The role of extracellular vesicles as a novel trophic signaling platform in nervous system development - Project Summary/Abstract
In the developing nervous system, neurons are overproduced and subsequently pared down through cell
death to ensure the proper connections are supported and stabilized. Neurons that do not receive sufficient
support will die and be removed from the system. In the developing peripheral nervous system, sympathetic
circuits are refined by limiting amounts of nerve growth factor (NGF) that is secreted by target organs (e.g. eye
or salivary gland). NGF binds its receptor, TrkA, at the distal axon of innervating sympathetic neurons and
internalizes onto signaling endosomes (SEs).

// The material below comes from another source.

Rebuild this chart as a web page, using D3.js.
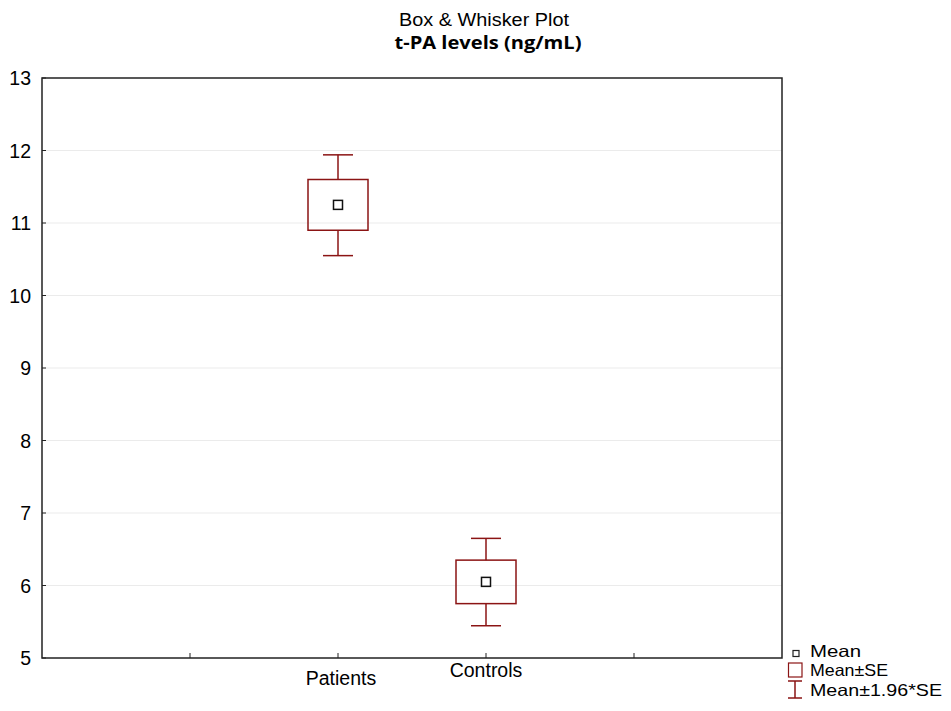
<!DOCTYPE html>
<html>
<head>
<meta charset="utf-8">
<script src="https://cdn.jsdelivr.net/npm/d3@7"></script>
<style>
  body { margin: 0; background: #fff; }
  svg { font-family: "Liberation Sans", Arial, sans-serif; }
</style>
</head>
<body>
<svg id="chart" width="951" height="711"></svg>
<script>
const categories = ['Patients', 'Controls'];
const catPositions = [2, 3];
const means = [11.25, 6.05];
const seLow = [10.90, 5.75];
const seHigh = [11.60, 6.35];
const ciLow = [10.55, 5.445];
const ciHigh = [11.94, 6.65];
const yTicks = [5, 6, 7, 8, 9, 10, 11, 12, 13];
const xTicks = [1, 2, 3, 4];
const legendLabels = ['Mean', 'Mean±SE', 'Mean±1.96*SE'];
const legendWidths = [51, 78, 132];

const svg = d3.select('#chart');
const margin = { top: 78, right: 169, bottom: 53, left: 42 };
const width = 951, height = 711;
const red = '#8b1414';

const x = d3.scaleLinear().domain([0, 5]).range([margin.left, width - margin.right]);
const y = d3.scaleLinear().domain([5, 13]).range([height - margin.bottom, margin.top]);

// titles
svg.append('text').attr('x', 484).attr('y', 26).attr('text-anchor', 'middle')
  .attr('textLength', 170).attr('lengthAdjust', 'spacingAndGlyphs')
  .style('font-size', '17.5px').text('Box & Whisker Plot');
svg.append('text').attr('x', 488).attr('y', 48.5).attr('text-anchor', 'middle')
  .attr('textLength', 187).attr('lengthAdjust', 'spacingAndGlyphs')
  .style('font-family', '"Open Sans", sans-serif')
  .style('font-size', '17.5px').style('font-weight', 'bold').text('t-PA levels  (ng/mL)');

// grid
svg.append('g').selectAll('line').data(yTicks.slice(1, -1)).enter().append('line')
  .attr('x1', x(0)).attr('x2', x(5))
  .attr('y1', d => y(d)).attr('y2', d => y(d))
  .attr('stroke', '#ebebeb').attr('stroke-width', 1);

// y axis labels
svg.append('g').selectAll('text').data(yTicks).enter().append('text')
  .attr('x', 31).attr('y', d => y(d) + 7).attr('text-anchor', 'end')
  .style('font-size', '19.5px').text(d => d);

// y ticks (inward)
svg.append('g').selectAll('line').data(yTicks).enter().append('line')
  .attr('x1', x(0)).attr('x2', x(0) + 4)
  .attr('y1', d => y(d)).attr('y2', d => y(d))
  .attr('stroke', '#222');

// x ticks (inward)
svg.append('g').selectAll('line').data(xTicks).enter().append('line')
  .attr('x1', d => x(d)).attr('x2', d => x(d))
  .attr('y1', y(5)).attr('y2', y(5) - 5)
  .attr('stroke', '#222');

// x labels (staggered like the original)
svg.append('g').selectAll('text').data(categories).enter().append('text')
  .attr('x', (d, i) => x(catPositions[i]) + (i === 0 ? 3 : 0))
  .attr('y', (d, i) => i === 0 ? 685 : 677)
  .attr('text-anchor', 'middle')
  .style('font-size', '19.5px').text(d => d);

// frame
svg.append('rect')
  .attr('x', x(0)).attr('y', y(13))
  .attr('width', x(5) - x(0)).attr('height', y(5) - y(13))
  .attr('fill', 'none').attr('stroke', '#222').attr('stroke-width', 1.5);

// boxes
const boxW = 60, capW = 30, meanS = 9;
const g = svg.append('g').selectAll('g').data(categories).enter().append('g');
g.append('line')
  .attr('x1', (d, i) => x(catPositions[i])).attr('x2', (d, i) => x(catPositions[i]))
  .attr('y1', (d, i) => y(ciHigh[i])).attr('y2', (d, i) => y(seHigh[i]))
  .attr('stroke', red).attr('stroke-width', 1.5);
g.append('line')
  .attr('x1', (d, i) => x(catPositions[i])).attr('x2', (d, i) => x(catPositions[i]))
  .attr('y1', (d, i) => y(seLow[i])).attr('y2', (d, i) => y(ciLow[i]))
  .attr('stroke', red).attr('stroke-width', 1.5);
g.append('line')
  .attr('x1', (d, i) => x(catPositions[i]) - capW / 2).attr('x2', (d, i) => x(catPositions[i]) + capW / 2)
  .attr('y1', (d, i) => y(ciHigh[i])).attr('y2', (d, i) => y(ciHigh[i]))
  .attr('stroke', red).attr('stroke-width', 1.5);
g.append('line')
  .attr('x1', (d, i) => x(catPositions[i]) - capW / 2).attr('x2', (d, i) => x(catPositions[i]) + capW / 2)
  .attr('y1', (d, i) => y(ciLow[i])).attr('y2', (d, i) => y(ciLow[i]))
  .attr('stroke', red).attr('stroke-width', 1.5);
g.append('rect')
  .attr('x', (d, i) => x(catPositions[i]) - boxW / 2)
  .attr('y', (d, i) => y(seHigh[i]))
  .attr('width', boxW)
  .attr('height', (d, i) => y(seLow[i]) - y(seHigh[i]))
  .attr('fill', 'none').attr('stroke', red).attr('stroke-width', 1.5);
g.append('rect')
  .attr('x', (d, i) => x(catPositions[i]) - meanS / 2)
  .attr('y', (d, i) => y(means[i]) - meanS / 2)
  .attr('width', meanS).attr('height', meanS)
  .attr('fill', 'none').attr('stroke', '#111').attr('stroke-width', 1.5);

// legend
const lg = svg.append('g');
lg.append('rect').attr('x', 793).attr('y', 650.5).attr('width', 6).attr('height', 6)
  .attr('fill', 'none').attr('stroke', '#222').attr('stroke-width', 1.2);
lg.append('rect').attr('x', 788.5).attr('y', 663).attr('width', 13.5).attr('height', 14)
  .attr('fill', 'none').attr('stroke', red).attr('stroke-width', 1.2);
lg.append('path').attr('d', 'M788,681H802M795,681V698M788,698H802')
  .attr('fill', 'none').attr('stroke', red).attr('stroke-width', 1.5);
lg.selectAll('text').data(legendLabels).enter().append('text')
  .attr('x', 810).attr('y', (d, i) => [657, 676, 696][i])
  .attr('textLength', (d, i) => legendWidths[i]).attr('lengthAdjust', 'spacingAndGlyphs')
  .style('font-size', '16.5px').text(d => d);
</script>
</body>
</html>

Since the cell bodies reside in sympathetic chain ganglia, SEs
need to be retrogradely trafficked to the soma for survival signaling. Insufficient NGF/TrkA uptake and trafficking
leads to cell death. Sympathetic neurons are innervated by autonomic preganglionic ChAT-positive neurons in
the spinal cord. Their survival is also NGF-dependent, despite lacking TrkA or access to soluble NGF. How these
preganglionic neurons survive without access to NGF is unknown. We hypothesize that TrkA-containing (TrkA+)
extracellular vesicles (EVs) secreted from sympathetic neurons provide this neurotrophic support.
Our recent publication is one of the first to show that sympathetic neurons secrete EVs with characteristic
sizes and protein marker composition. We identify TrkA as a novel EV cargo, which can be present in its active,
phosphorylated state. Using a compartmentalized culture system, we show that TrkA originating from distal
axons can be packaged in EVs and secreted from the somatodendritic domain. In addition, our preliminary data
show that sympathetic EVs reduce death of preganglionic ChAT-positive neurons, suggesting they can indeed
provide survival signaling. Interestingly, pilot experiments suggest that the TrkA+ EVs mediate this survival
response. Together, our foundational data led to the hypothesis that sympathetic EVs provide neurotrophic
support to preganglionic neurons, potentially via the TrkA+ subpopulation.
In this application, I aim to discover the pathways by which these signaling-competent EVs contribute to
preganglionic neuron survival. Aim 1: I will investigate the pathways by which EVs initiate signaling in recipient
cells using mass cytometry, a powerful technique that will enable the assessment of 20 signaling states with
single-cell resolution. I will test the hypothesis that a subpopulation selectively initiates survival signaling
pathways when exposed to EVs. Aim 2: Using live imaging in a compartmentalized culture system, I will
determine the contribution of long-distance communication within the preganglionic neuron to the neurotrophic
effects of sympathetic EVs. I will test the hypothesis that local accessibility of sympathetic EVs confers specificity
in recipient response and whether these EVs and their components undergo retrograde transport. The impact of
this work would be the discovery of a novel component of long-distance trophic signaling, i.e. signaling-
competent sympathetic EVs. Understanding mechanisms of sympathetic EV responses will greatly improve our
understanding of how a neuronal target dictates the entirety of a circuit to its needs.